Power does not disappear quietly. It is dismantled loudly—unless the owners of that power choose silence. That is exactly what the Malawi Congress Party is doing today: choosing silence. And silence, in politics, is not maturity. It is surrender.
MCP heavyweights are being arrested one by one. Not subtly. Not discreetly. Openly. Brazenly. Almost casually. And what is the reaction from MCP supporters?
Nothing.
No outrage.
No street pressure.
No visible political cost.
Just vibes. And vibes don’t scare a state.
Here is a hard truth many don’t like to hear: arrests are not only legal decisions; they are political calculations. The state never arrests blindly. It assesses risk. Will the streets explode? Will the country destabilize? Will the cost outweigh the benefit?
If the answer is yes—they back off.
If the answer is no—they move in.
History has already taught us this lesson.
When Joyce Banda arrested Peter Mutharika, DPP supporters erupted. The country shook. That single arrest poisoned her presidency. Chakwera learned from that. When he came to power, he never touched Mutharika—not because Mutharika was clean, but because Malawi would burn.
When Bingu arrested Atupele Muluzi in Area 24, UDF supporters exploded politically. When Gangata was arrested, Lilongwe boiled. Everyone remembers what followed.
Now compare that with today.
Richard Chimwendo—once a crowd-puller, a cult figure—arrested. No camps. No pressure. No uprising. Just one lonely social media supporter who protested online… and got arrested too.
Ezekiel Ching’oma—on his own.
Vitumbiko Mumba—on his own.
Jessie Kabwila—on her own.
Sosten Gwengwe—on his own.
Sam Kawale—on his own.
Six former cabinet ministers. Six political heavyweights. Zero political resistance.
This is not bravery. This is vulnerability.
Let’s stop pretending otherwise.
There are only two possible explanations for this silence—and neither flatters MCP.
One: These leaders were so selfish while in power that no one now feels they are worth fighting for. If that is true, then this is not persecution—it is karma collecting its debt.
Two: The MCP youth leadership is asleep at the wheel. Docile. Directionless. Toothless.
And if it’s the second, then that is unforgivable.
Youth wings exist for one reason: to raise political temperature. To make arrests expensive. To make the state hesitate. You don’t need violence. You need visibility. Pressure. Numbers. Noise.
Right now, the state has learned a dangerous lesson:
“We can arrest MCP figures and nothing will happen.”
That confidence is lethal.
Today it is Kawale, calm and collected, sitting at Kanengo Police Station. Tomorrow it will be another. Then another. Until arrests become a routine embarrassment ritual—used not just to investigate, but to humiliate.
And don’t fool yourselves: once a party shows weakness, its leader is never off the menu.
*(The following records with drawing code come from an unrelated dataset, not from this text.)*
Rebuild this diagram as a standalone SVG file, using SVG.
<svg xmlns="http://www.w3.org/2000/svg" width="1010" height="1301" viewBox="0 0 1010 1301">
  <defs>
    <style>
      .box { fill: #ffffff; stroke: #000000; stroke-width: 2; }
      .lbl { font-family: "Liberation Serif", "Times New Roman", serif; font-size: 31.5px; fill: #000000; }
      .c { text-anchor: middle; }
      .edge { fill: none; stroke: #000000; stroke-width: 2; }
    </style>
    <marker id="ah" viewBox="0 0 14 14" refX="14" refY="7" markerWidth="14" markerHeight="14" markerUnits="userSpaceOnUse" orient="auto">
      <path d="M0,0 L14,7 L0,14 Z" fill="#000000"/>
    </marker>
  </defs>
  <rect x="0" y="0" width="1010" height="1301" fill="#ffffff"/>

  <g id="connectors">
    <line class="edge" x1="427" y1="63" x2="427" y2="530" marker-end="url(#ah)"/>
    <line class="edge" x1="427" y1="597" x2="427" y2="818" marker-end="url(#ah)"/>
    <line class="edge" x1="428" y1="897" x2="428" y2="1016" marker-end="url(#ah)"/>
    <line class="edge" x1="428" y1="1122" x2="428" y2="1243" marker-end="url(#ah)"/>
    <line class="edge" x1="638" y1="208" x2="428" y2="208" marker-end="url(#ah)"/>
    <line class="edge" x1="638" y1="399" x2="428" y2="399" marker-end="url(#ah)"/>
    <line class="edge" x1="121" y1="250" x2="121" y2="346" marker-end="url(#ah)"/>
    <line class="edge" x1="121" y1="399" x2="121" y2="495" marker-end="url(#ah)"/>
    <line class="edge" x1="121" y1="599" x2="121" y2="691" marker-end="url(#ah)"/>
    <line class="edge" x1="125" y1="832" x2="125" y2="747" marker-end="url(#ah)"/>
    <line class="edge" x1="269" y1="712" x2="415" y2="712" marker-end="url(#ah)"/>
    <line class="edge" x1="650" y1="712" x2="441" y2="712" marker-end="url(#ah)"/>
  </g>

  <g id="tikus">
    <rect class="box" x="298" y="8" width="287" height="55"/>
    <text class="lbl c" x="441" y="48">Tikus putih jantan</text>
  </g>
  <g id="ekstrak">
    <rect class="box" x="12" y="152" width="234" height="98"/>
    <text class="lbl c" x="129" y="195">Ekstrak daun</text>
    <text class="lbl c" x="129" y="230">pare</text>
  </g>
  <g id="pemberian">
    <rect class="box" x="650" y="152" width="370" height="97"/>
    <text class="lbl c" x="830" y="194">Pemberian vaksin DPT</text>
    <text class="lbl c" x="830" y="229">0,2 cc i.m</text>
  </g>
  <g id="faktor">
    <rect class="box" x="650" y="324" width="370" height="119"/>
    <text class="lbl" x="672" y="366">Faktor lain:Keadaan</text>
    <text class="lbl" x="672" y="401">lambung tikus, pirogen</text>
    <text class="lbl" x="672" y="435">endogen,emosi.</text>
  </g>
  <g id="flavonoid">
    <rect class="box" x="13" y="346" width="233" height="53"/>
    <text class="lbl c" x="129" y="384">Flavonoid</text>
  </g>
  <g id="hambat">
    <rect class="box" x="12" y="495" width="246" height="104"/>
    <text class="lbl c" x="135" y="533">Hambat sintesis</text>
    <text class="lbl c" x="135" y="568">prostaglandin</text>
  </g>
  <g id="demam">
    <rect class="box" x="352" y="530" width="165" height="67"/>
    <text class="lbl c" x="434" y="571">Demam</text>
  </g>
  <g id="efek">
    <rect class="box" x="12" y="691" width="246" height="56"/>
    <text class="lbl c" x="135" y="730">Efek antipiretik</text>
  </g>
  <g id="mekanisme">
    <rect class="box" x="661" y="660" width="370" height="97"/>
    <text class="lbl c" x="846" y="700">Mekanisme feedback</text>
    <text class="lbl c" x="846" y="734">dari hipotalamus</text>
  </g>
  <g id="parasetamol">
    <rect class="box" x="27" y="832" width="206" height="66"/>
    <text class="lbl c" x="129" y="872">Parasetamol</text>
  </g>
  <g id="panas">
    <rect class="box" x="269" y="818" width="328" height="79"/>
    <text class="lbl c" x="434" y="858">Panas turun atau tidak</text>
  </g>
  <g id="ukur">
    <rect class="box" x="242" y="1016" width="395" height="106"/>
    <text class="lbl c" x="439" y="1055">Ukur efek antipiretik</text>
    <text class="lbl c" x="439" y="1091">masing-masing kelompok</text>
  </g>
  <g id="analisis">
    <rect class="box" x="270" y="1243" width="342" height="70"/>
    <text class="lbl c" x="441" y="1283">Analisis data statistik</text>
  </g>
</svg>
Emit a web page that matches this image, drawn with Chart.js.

People laughed when DPP operatives encircled Chakwera’s residence during the so-called “dog issue.” That was not comedy. That was reconnaissance. Testing the waters. The only reason it stopped was because MPs walked out of Parliament. That single action rattled the system—and the DPP mafias backed off.
Notice the pattern?
Action forces retreat. Silence invites aggression.
Today, former Minister of Agriculture Sam Kawale has joined the growing list of detainees. Police have not disclosed charges. Lawyers are “engaging.” Spokespersons are “seeking clarity.” Police want “more time.”
Translation?
The machinery is moving, and no one feels pressured to explain anything.
Six former ministers. No charges. No urgency. No accountability from the arresting authority.
Whether these arrests are about genuine accountability or political score-settling is almost beside the point now. What matters is this: MCP has lost its fear factor.
Politics is not a church. It is not a debating club. It is power—raw, contested, ruthless. When you signal that you won’t defend your own, you tell your enemies exactly how far they can go.
And they will go further.
This docility will take MCP nowhere. Wolves don’t stop because sheep behave well. They stop when sheep bite back.
Wake up, MCP family.
Wake up, MCP youth.
Wake up, MCP leadership.
Because today it is “just another arrest.”
Tomorrow it will be a purge.
And if this silence continues, you will be picked off—one by one—while the rest watch quietly and scroll.
And then, when it’s finally your turn, there will be no one left to make noise for you.
The question is no longer who will be next.
The question is: will anyone still care when it happens?